Courts have, from time to time, expressed views about whether the cost of briefing Senior Counsel is necessary in simple defamation proceedings. The high water mark was reached in Jones v Sutton (No 2). The plaintiff, a Councillor, brought proceedings against another Councillor where it was not in dispute that the three alleged defamations were so minor that a total award of $5,000 was accepted as being unappellable (in fact, the finding had been for the defendant at first instance as the defence of triviality succeeded, but this was set aside in favour of the $5,000 agreed alternative finding made by the trial judge). The Court refused to certify the costs of Senior Counsel as well as rejecting the plaintiff's claim for indemnity costs (or even that costs follow the event, apart from 4 of the 17 days of trial). The Court stated at [53]:
"Likewise the costs of the proceedings as a whole, given the length of the trial and the engagement of senior and junior counsel, will have been disproportionate to the claim. Massively so. In our opinion, the Court should not facilitate such disproportion by making an order for costs that simply follows the event."

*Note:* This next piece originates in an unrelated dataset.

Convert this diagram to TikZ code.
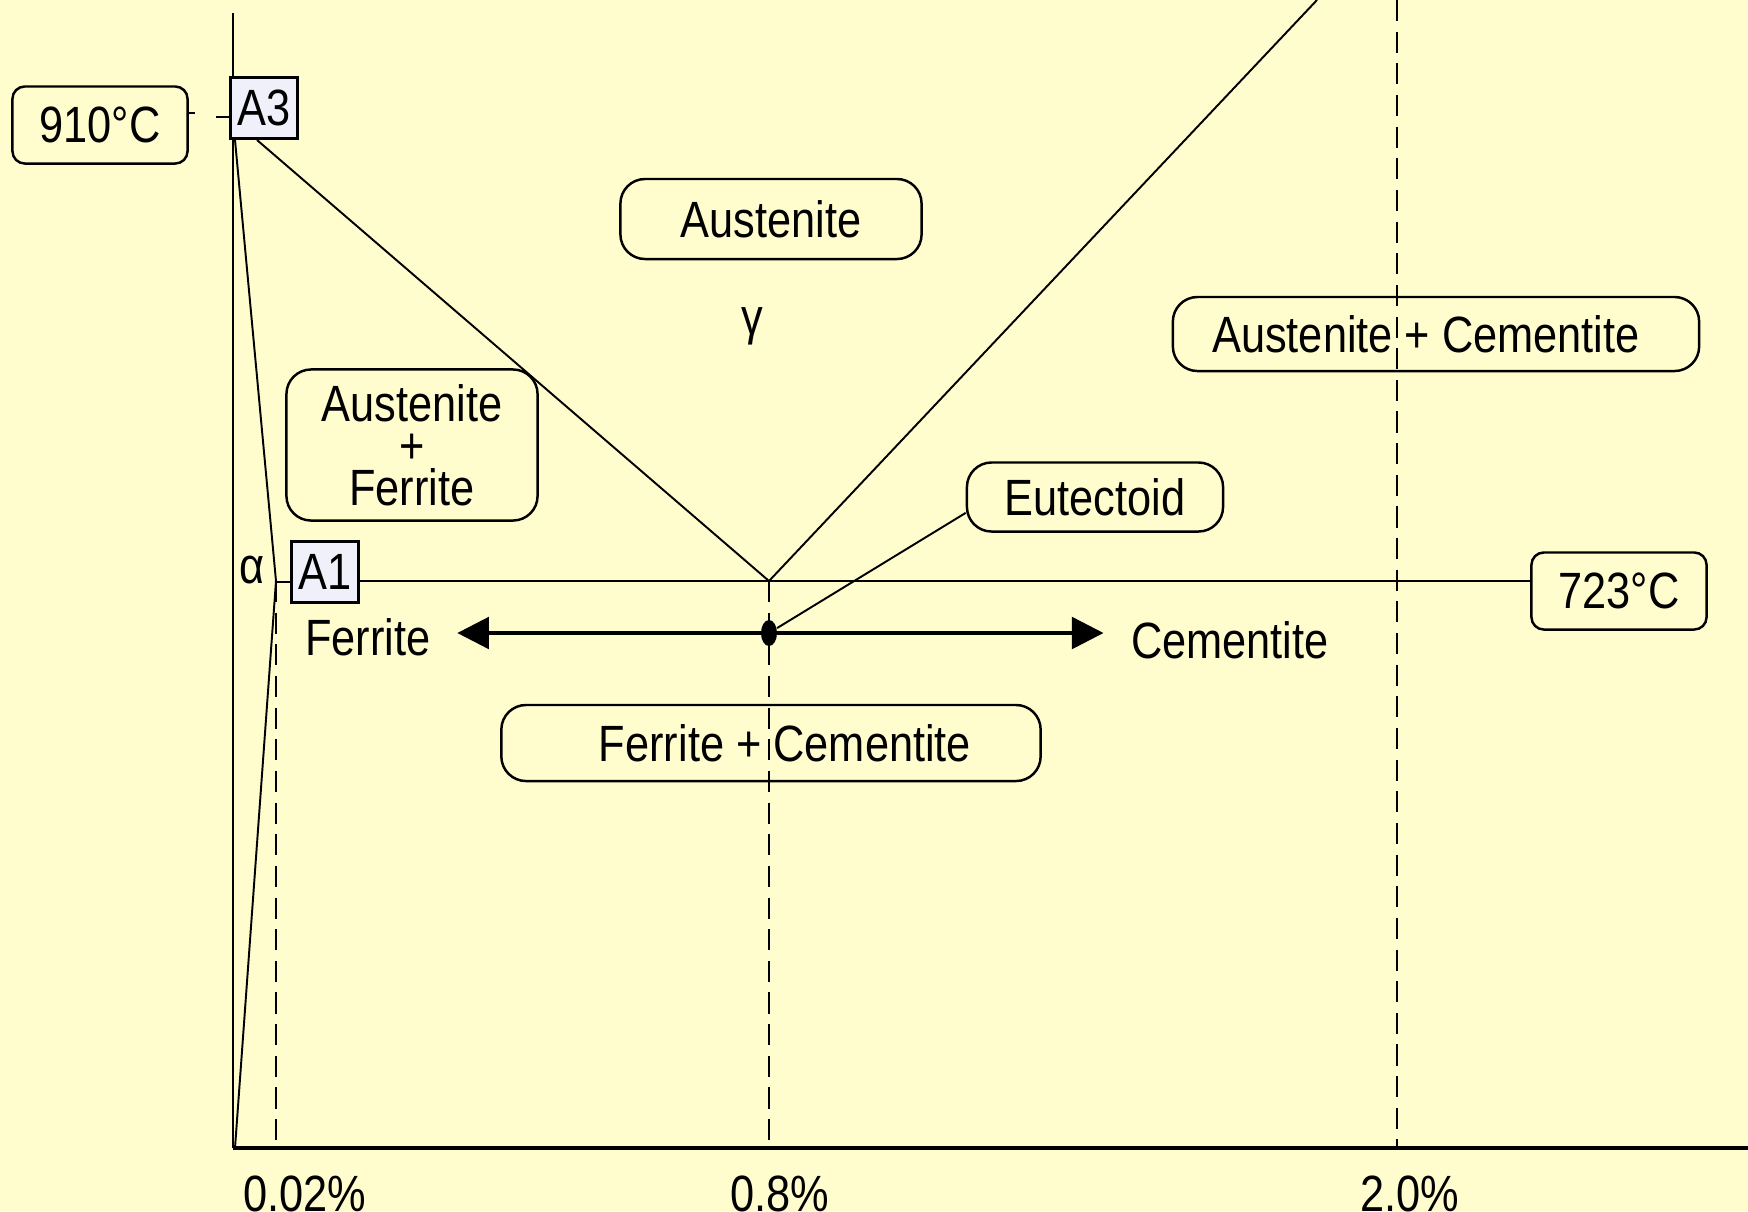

These were, however, proceedings for damages for three minor and limited slanders to a handful of persons in proceedings conducted in a court at inferior level. It was a case well within the expertise of a junior counsel, the Court noted, and it was one where there was a strong flavour of a political vendetta. That is very different to the facts of this case.

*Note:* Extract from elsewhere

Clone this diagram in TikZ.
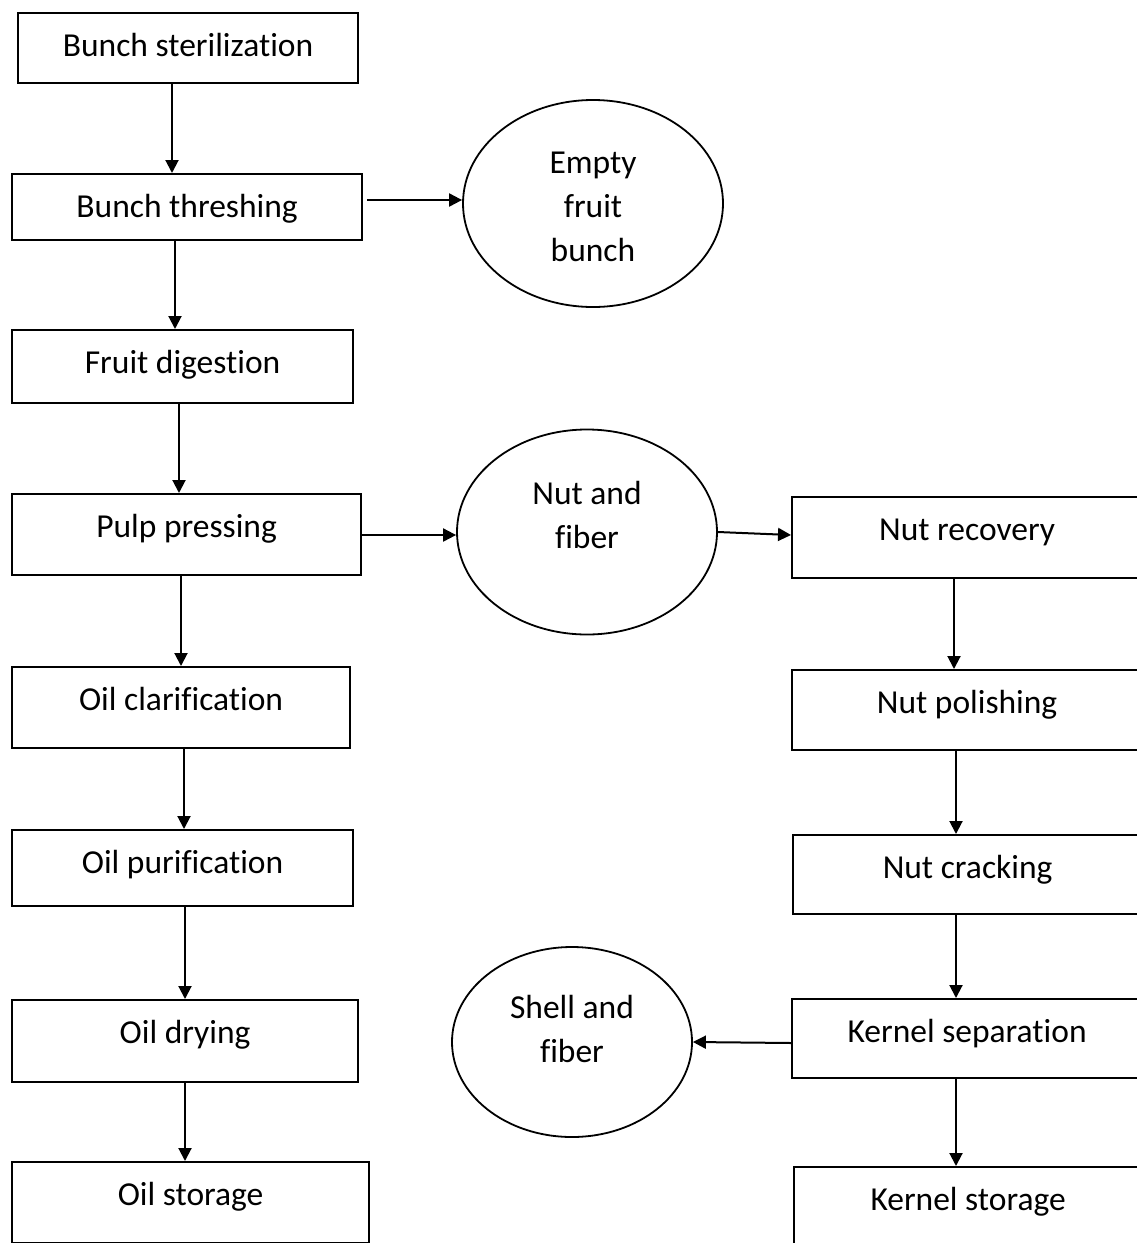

A further issue is that of venue. As noted in relation to Ground 2, notwithstanding the seeking of injunctive relief, it was always open to one or both of the parties to have the proceedings transferred to the District Court of New South Wales. The effect of s 149 of the Civil Procedure Act 2005 (NSW) is that in relation to any proceedings to which a transfer order relates, the lower court has, and may exercise, all of the jurisdiction of the higher court: Mohareb v State of New South Wales [2023] NSWCA 289 at [21].
There are, however, costs and delays involved; for example, the application may be not merely opposed but refused. It is an undesirable interlocutory step where the solicitors for the defendants would have been conscious of the undesirability of further adding to the costs by bringing interlocutory applications unless these were really necessary.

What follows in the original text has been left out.